** SET EXERCISE **
Copy the lines below as they are; omit the images they contain.
## BEGIN
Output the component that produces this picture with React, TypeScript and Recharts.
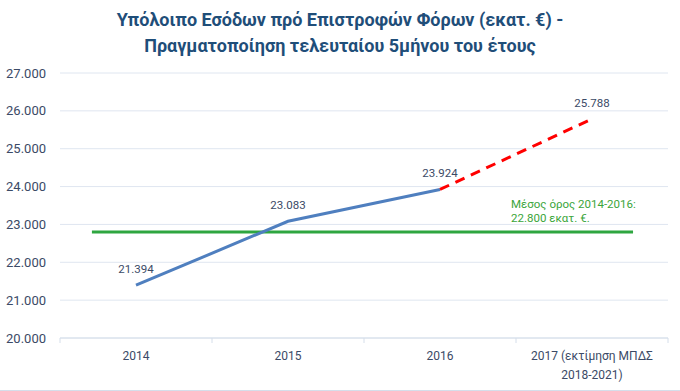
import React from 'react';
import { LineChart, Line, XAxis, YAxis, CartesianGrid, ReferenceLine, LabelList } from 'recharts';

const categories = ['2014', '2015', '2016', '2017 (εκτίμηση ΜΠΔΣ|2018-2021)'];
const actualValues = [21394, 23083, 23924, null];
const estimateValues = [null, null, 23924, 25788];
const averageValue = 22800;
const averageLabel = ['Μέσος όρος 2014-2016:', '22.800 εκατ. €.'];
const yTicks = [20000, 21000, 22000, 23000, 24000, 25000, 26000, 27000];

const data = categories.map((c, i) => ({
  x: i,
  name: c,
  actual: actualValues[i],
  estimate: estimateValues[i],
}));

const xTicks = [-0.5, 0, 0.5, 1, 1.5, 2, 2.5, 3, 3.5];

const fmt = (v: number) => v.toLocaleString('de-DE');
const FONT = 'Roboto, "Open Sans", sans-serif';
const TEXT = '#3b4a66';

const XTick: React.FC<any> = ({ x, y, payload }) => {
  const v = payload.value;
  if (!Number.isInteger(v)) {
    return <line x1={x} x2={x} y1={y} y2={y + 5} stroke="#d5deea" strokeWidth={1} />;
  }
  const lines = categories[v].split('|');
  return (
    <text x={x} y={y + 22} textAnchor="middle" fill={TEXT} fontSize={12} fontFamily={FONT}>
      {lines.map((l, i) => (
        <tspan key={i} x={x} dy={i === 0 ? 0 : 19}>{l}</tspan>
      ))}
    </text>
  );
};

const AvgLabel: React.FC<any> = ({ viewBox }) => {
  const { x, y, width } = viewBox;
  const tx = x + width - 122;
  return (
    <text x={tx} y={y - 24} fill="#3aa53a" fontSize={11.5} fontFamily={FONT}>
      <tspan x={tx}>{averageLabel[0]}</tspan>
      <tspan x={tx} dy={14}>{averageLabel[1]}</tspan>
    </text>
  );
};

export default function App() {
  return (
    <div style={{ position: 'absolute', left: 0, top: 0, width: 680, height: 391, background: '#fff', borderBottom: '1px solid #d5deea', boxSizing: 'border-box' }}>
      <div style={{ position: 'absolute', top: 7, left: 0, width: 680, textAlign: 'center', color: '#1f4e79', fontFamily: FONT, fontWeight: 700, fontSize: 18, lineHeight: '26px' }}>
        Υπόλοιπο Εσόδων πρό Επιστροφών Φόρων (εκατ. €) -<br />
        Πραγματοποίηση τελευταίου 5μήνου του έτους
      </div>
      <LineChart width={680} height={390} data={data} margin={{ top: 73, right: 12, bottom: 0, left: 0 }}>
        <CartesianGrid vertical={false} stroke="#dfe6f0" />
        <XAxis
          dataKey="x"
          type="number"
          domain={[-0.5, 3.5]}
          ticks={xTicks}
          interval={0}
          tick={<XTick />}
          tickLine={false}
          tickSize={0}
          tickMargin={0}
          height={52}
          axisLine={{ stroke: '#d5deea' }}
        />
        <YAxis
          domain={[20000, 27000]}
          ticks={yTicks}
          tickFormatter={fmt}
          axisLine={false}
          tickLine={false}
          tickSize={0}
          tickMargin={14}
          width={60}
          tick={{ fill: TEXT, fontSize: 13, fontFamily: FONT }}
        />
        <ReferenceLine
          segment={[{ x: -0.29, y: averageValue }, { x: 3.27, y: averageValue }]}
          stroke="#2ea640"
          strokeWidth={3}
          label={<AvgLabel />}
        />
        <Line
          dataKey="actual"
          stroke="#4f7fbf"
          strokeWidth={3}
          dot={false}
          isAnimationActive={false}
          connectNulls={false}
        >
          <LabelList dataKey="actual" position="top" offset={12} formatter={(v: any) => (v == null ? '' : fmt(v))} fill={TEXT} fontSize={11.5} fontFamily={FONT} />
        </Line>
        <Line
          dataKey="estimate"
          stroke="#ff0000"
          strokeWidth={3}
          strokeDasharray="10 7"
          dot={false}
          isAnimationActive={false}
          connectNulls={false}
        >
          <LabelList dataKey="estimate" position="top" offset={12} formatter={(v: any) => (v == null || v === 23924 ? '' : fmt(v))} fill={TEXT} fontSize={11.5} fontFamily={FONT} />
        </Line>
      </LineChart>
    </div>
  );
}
## END
** THE ANSWER **
Output the component that produces this picture with React, TypeScript and Recharts.
import React from 'react';
import { LineChart, Line, XAxis, YAxis, CartesianGrid, ReferenceLine, LabelList } from 'recharts';

const categories = ['2014', '2015', '2016', '2017 (εκτίμηση ΜΠΔΣ|2018-2021)'];
const actualValues = [21394, 23083, 23924, null];
const estimateValues = [null, null, 23924, 25788];
const averageValue = 22800;
const averageLabel = ['Μέσος όρος 2014-2016:', '22.800 εκατ. €.'];
const yTicks = [20000, 21000, 22000, 23000, 24000, 25000, 26000, 27000];

const data = categories.map((c, i) => ({
  x: i,
  name: c,
  actual: actualValues[i],
  estimate: estimateValues[i],
}));

const xTicks = [-0.5, 0, 0.5, 1, 1.5, 2, 2.5, 3, 3.5];

const fmt = (v: number) => v.toLocaleString('de-DE');
const FONT = 'Roboto, "Open Sans", sans-serif';
const TEXT = '#3b4a66';

const XTick: React.FC<any> = ({ x, y, payload }) => {
  const v = payload.value;
  if (!Number.isInteger(v)) {
    return <line x1={x} x2={x} y1={y} y2={y + 5} stroke="#d5deea" strokeWidth={1} />;
  }
  const lines = categories[v].split('|');
  return (
    <text x={x} y={y + 22} textAnchor="middle" fill={TEXT} fontSize={12} fontFamily={FONT}>
      {lines.map((l, i) => (
        <tspan key={i} x={x} dy={i === 0 ? 0 : 19}>{l}</tspan>
      ))}
    </text>
  );
};

const AvgLabel: React.FC<any> = ({ viewBox }) => {
  const { x, y, width } = viewBox;
  const tx = x + width - 122;
  return (
    <text x={tx} y={y - 24} fill="#3aa53a" fontSize={11.5} fontFamily={FONT}>
      <tspan x={tx}>{averageLabel[0]}</tspan>
      <tspan x={tx} dy={14}>{averageLabel[1]}</tspan>
    </text>
  );
};

export default function App() {
  return (
    <div style={{ position: 'absolute', left: 0, top: 0, width: 680, height: 391, background: '#fff', borderBottom: '1px solid #d5deea', boxSizing: 'border-box' }}>
      <div style={{ position: 'absolute', top: 7, left: 0, width: 680, textAlign: 'center', color: '#1f4e79', fontFamily: FONT, fontWeight: 700, fontSize: 18, lineHeight: '26px' }}>
        Υπόλοιπο Εσόδων πρό Επιστροφών Φόρων (εκατ. €) -<br />
        Πραγματοποίηση τελευταίου 5μήνου του έτους
      </div>
      <LineChart width={680} height={390} data={data} margin={{ top: 73, right: 12, bottom: 0, left: 0 }}>
        <CartesianGrid vertical={false} stroke="#dfe6f0" />
        <XAxis
          dataKey="x"
          type="number"
          domain={[-0.5, 3.5]}
          ticks={xTicks}
          interval={0}
          tick={<XTick />}
          tickLine={false}
          tickSize={0}
          tickMargin={0}
          height={52}
          axisLine={{ stroke: '#d5deea' }}
        />
        <YAxis
          domain={[20000, 27000]}
          ticks={yTicks}
          tickFormatter={fmt}
          axisLine={false}
          tickLine={false}
          tickSize={0}
          tickMargin={14}
          width={60}
          tick={{ fill: TEXT, fontSize: 13, fontFamily: FONT }}
        />
        <ReferenceLine
          segment={[{ x: -0.29, y: averageValue }, { x: 3.27, y: averageValue }]}
          stroke="#2ea640"
          strokeWidth={3}
          label={<AvgLabel />}
        />
        <Line
          dataKey="actual"
          stroke="#4f7fbf"
          strokeWidth={3}
          dot={false}
          isAnimationActive={false}
          connectNulls={false}
        >
          <LabelList dataKey="actual" position="top" offset={12} formatter={(v: any) => (v == null ? '' : fmt(v))} fill={TEXT} fontSize={11.5} fontFamily={FONT} />
        </Line>
        <Line
          dataKey="estimate"
          stroke="#ff0000"
          strokeWidth={3}
          strokeDasharray="10 7"
          dot={false}
          isAnimationActive={false}
          connectNulls={false}
        >
          <LabelList dataKey="estimate" position="top" offset={12} formatter={(v: any) => (v == null || v === 23924 ? '' : fmt(v))} fill={TEXT} fontSize={11.5} fontFamily={FONT} />
        </Line>
      </LineChart>
    </div>
  );
}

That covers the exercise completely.